Will the Bar Association please speak?
THE Editor, Sir:
Good, analytical articles on the extradition process and its legal ramifications are being placed before the public. Notable among these have been the contributions of Gordon Robinson, attorney-at-law, who, in his most recent article (Sunday Gleaner, March 14, Page A8), has actually done what few commentators have sought to do - take us step by step through the relevant sections of both the Extradition Treaty and Extradition Act.
He makes a very compelling case for the layman to wonder whether the distinguished minister of justice has, perhaps, not erred very seriously in the advice she has given her prime minister and Cabinet colleagues. I think the Jamaican Bar Association should consider rendering good public service by inviting select, eminent members of that body to prepare a position paper on the contending legal opinions, so as to enrich the public debate. I am suggesting that there are matters of law and procedure that can be debated publicly, without prejudice to either Christopher Coke, as a potential defendant before the courts or, for that matter, the judicial review being called for.
Bar association debate/review needed
The matter, however, goes beyond simply informing the public. If the United States (US) government resubmits a new request for extradition which circumvents the issue of wiretapping that our Government claims is tying its hands, the matter of the soundness of the minister of justice's position on that key issue may never be pronounced on by the courts.
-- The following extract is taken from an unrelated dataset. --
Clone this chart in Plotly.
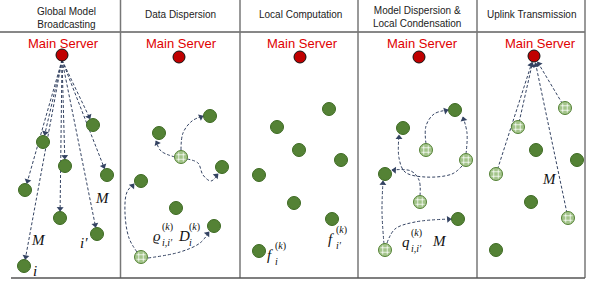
import math
import plotly.graph_objects as go

W, H = 596, 286

# ---------------- data ----------------
panel_titles = ["Global Model<br>Broadcasting", "Data Dispersion", "Local Computation",
                "Model Dispersion &<br>Local Condensation", "Uplink Transmission"]
title_x = [66, 180, 300, 417, 531]
title_y = [18, 14, 14, 17, 14]

server_x = [62, 179, 300, 419, 534]
server_y = [55, 57, 57, 57, 56]
server_label = "Main Server"
server_label_x = [63, 181, 302, 422, 540]
server_label_y = [43, 43, 43, 43, 43]

# Panel 1: global model broadcasting
p1_node_x = [93, 43, 65, 107, 25, 60, 97, 24]
p1_node_y = [125, 142, 166, 175, 190, 218, 234, 266]

# Panel 2: data dispersion
p2_node_x = [210, 159, 222, 141, 176, 214]
p2_node_y = [116, 133, 167, 181, 208, 226]
p2_hatch_x = [181, 141]
p2_hatch_y = [157, 257]
p2_curves = [
    [(181, 150), (183, 133), (192, 121), (203, 116)],
    [(175, 157), (161, 151), (156, 141)],
    [(187, 159), (198, 163), (203, 175), (211, 181), (218, 174)],
    [(137, 252), (129, 238), (125, 213), (127, 192), (134, 184)],
    [(148, 258), (180, 252), (200, 243), (209, 232)],
]

# Panel 3: local computation
p3_node_x = [329, 277, 299, 341, 259, 294, 332, 259]
p3_node_y = [109, 127, 150, 160, 175, 203, 219, 251]

# Panel 4: model dispersion & local condensation
p4_node_x = [455, 403, 385, 458]
p4_node_y = [110, 128, 174, 219]
p4_hatch_x = [426, 466, 420, 385]
p4_hatch_y = [150, 160, 202, 250]
p4_curves = [
    [(426, 144), (426, 126), (434, 114), (448, 110)],
    [(466, 154), (467, 133), (463, 117)],
    [(462, 166), (452, 174), (425, 177), (405, 172), (399, 158), (399, 135)],
    [(420, 196), (419, 180), (411, 171), (392, 170)],
    [(384, 244), (382, 212), (383, 181)],
    [(387, 243), (395, 229), (415, 222), (451, 219)],
]

# Panel 5: uplink transmission
p5_node_x = [536, 577, 531, 496]
p5_node_y = [150, 160, 202, 250]
p5_hatch_x = [565, 518, 496, 568]
p5_hatch_y = [108, 127, 174, 218]

# Math labels: (base text, x, y, superscript, subscript)
math_labels = [
    ("M", 102, 198, "", ""),
    ("M", 38, 240, "", ""),
    ("i\u2032", 84, 243, "", ""),
    ("i", 35, 271, "", ""),
    ("\u03f1", 157, 236, "(k)", "i,i\u2032"),
    ("D", 184, 236, "(k)", "i"),
    ("f", 270, 255, "(k)", "i"),
    ("f", 331, 239, "(k)", "i\u2032"),
    ("q", 406, 242, "(k)", "i,i\u2032"),
    ("M", 439, 241, "", ""),
    ("M", 549, 179, "", ""),
]

# ---------------- styles ----------------
GREEN = "#548235"
GREEN_EDGE = "#3d6a22"
HATCH = "#a3c48a"
RED = "#c00000"
ARROW = "#344362"
DASH = "3px,2px"
HEAD_SIZE = 6

fig = go.Figure()
annotations = []
head_x, head_y, head_angle = [], [], []


def dashed(xs, ys, spline=False):
    fig.add_trace(go.Scatter(
        x=xs, y=ys, mode="lines", hoverinfo="skip", showlegend=False,
        line=dict(color=ARROW, width=1, dash=DASH, shape="spline" if spline else "linear",
                  smoothing=1.0),
    ))


def head(tip, prev):
    dx, dy = tip[0] - prev[0], tip[1] - prev[1]
    d = math.hypot(dx, dy) or 1.0
    ux, uy = dx / d, dy / d
    # centre the triangle slightly behind the tip
    head_x.append(tip[0] - ux * HEAD_SIZE * 0.4)
    head_y.append(tip[1] - uy * HEAD_SIZE * 0.4)
    head_angle.append(math.degrees(math.atan2(ux, -uy)))


# Panel 1 straight arrows from the server to each node
for nx, ny in zip(p1_node_x, p1_node_y):
    sx, sy = server_x[0], server_y[0] + 5
    dx, dy = nx - sx, ny - sy
    d = math.hypot(dx, dy)
    tip = (nx - dx / d * 7, ny - dy / d * 7)
    dashed([sx, tip[0]], [sy, tip[1]])
    head(tip, (sx, sy))

# Panel 2 and 4 curved arrows
for curve in p2_curves + p4_curves:
    xs = [p[0] for p in curve]
    ys = [p[1] for p in curve]
    dashed(xs, ys, spline=True)
    head(curve[-1], curve[-2])

# Panel 5 straight uplink lines from hatched nodes to server
for hx, hy in zip(p5_hatch_x, p5_hatch_y):
    sx, sy = server_x[4], server_y[4]
    dx, dy = sx - hx, sy - hy
    d = math.hypot(dx, dy)
    tip = (sx - dx / d * 7, sy - dy / d * 7)
    dashed([hx, tip[0]], [hy, tip[1]])
    head(tip, (hx, hy))

# Nodes
all_node_x = p1_node_x + p2_node_x + p3_node_x + p4_node_x + p5_node_x
all_node_y = p1_node_y + p2_node_y + p3_node_y + p4_node_y + p5_node_y
fig.add_trace(go.Scatter(
    x=all_node_x, y=all_node_y, mode="markers", hoverinfo="skip", showlegend=False,
    marker=dict(size=13, color=GREEN, line=dict(color=GREEN_EDGE, width=1)),
))
all_hatch_x = p2_hatch_x + p4_hatch_x + p5_hatch_x
all_hatch_y = p2_hatch_y + p4_hatch_y + p5_hatch_y
fig.add_trace(go.Scatter(
    x=all_hatch_x, y=all_hatch_y, mode="markers", hoverinfo="skip", showlegend=False,
    marker=dict(size=13, color=HATCH, line=dict(color=GREEN, width=1)),
))
# hatch texture overlay
fig.add_trace(go.Scatter(
    x=all_hatch_x, y=all_hatch_y, mode="markers", hoverinfo="skip", showlegend=False,
    marker=dict(size=9, symbol="hash-open", color="rgba(255,255,255,0.75)",
                line=dict(color="rgba(255,255,255,0.75)", width=1)),
))
# Arrowheads
fig.add_trace(go.Scatter(
    x=head_x, y=head_y, mode="markers", hoverinfo="skip", showlegend=False,
    marker=dict(size=HEAD_SIZE, symbol="triangle-up", angle=head_angle, color=ARROW,
                line=dict(width=0)),
))
# Servers
fig.add_trace(go.Scatter(
    x=server_x, y=server_y, mode="markers", hoverinfo="skip", showlegend=False,
    marker=dict(size=12, color=RED, line=dict(color="#111111", width=1)),
))

# Titles
for t, x, y in zip(panel_titles, title_x, title_y):
    annotations.append(dict(x=x, y=y, xref="x", yref="y", text=t, showarrow=False,
                            font=dict(family="Liberation Sans, Arial", size=10, color="#222222"),
                            align="center", xanchor="center", yanchor="middle"))
# Server labels
for x, y in zip(server_label_x, server_label_y):
    annotations.append(dict(x=x, y=y, xref="x", yref="y", text=server_label, showarrow=False,
                            font=dict(family="Liberation Sans, Arial", size=13, color="#e00000"),
                            xanchor="center", yanchor="middle"))
# Math labels
SERIF = "Liberation Serif, DejaVu Serif, serif"
for base, x, y, sup, sub in math_labels:
    annotations.append(dict(x=x, y=y, xref="x", yref="y", text="<i>%s</i>" % base, showarrow=False,
                            font=dict(family=SERIF, size=15, color="#111111"),
                            xanchor="center", yanchor="middle"))
    if sup:
        annotations.append(dict(x=x + 3, y=y - 9, xref="x", yref="y",
                                text="(<i>k</i>)", showarrow=False,
                                font=dict(family=SERIF, size=10, color="#111111"),
                                xanchor="left", yanchor="middle"))
    if sub:
        annotations.append(dict(x=x + 3, y=y + 6, xref="x", yref="y", text="<i>%s</i>" % sub,
                                showarrow=False,
                                font=dict(family=SERIF, size=10, color="#111111"),
                                xanchor="left", yanchor="middle"))

# Frame lines
shapes = []
shapes.append(dict(type="line", x0=0, x1=585, y0=32, y1=32, xref="x", yref="y",
                   line=dict(color="#111111", width=1)))
for vx in [120.5, 240, 358, 477, 585]:
    shapes.append(dict(type="line", x0=vx, x1=vx, y0=0, y1=278, xref="x", yref="y",
                       line=dict(color="#777777", width=1.5)))
shapes.append(dict(type="line", x0=11, x1=585, y0=278, y1=278, xref="x", yref="y",
                   line=dict(color="#555555", width=1.5)))

fig.update_layout(
    width=W, height=H, margin=dict(l=0, r=0, t=0, b=0),
    paper_bgcolor="white", plot_bgcolor="white",
    xaxis=dict(range=[0, W], visible=False, fixedrange=True),
    yaxis=dict(range=[H, 0], visible=False, fixedrange=True),
    annotations=annotations, shapes=shapes, showlegend=False,
)

fig.write_html(
    "out.html",
    config={"displayModeBar": False},
    post_script="document.body.style.margin='0';document.body.style.overflow='hidden';",
)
I think we need such a pronouncement and, in its absence, an opinion from the Bar Association would certainly aid our judgement, and, perhaps, the prime minister's, on the soundness of the advice given.
For, if the minister is vindicated in the position she has taken, then all fair-minded persons must laud her. If her judgment is found wanting then, given regard to the profound, wrenching turmoil our country, the Government and her party has been put through on the basis of her advice, it would be inconceivable that she not tender her resignation to the prime minister. If the US government should follow through and submit a new extradition request, our dilemma might then be that Mr Coke may well get his just desert, while the minister, by default, escapes hers.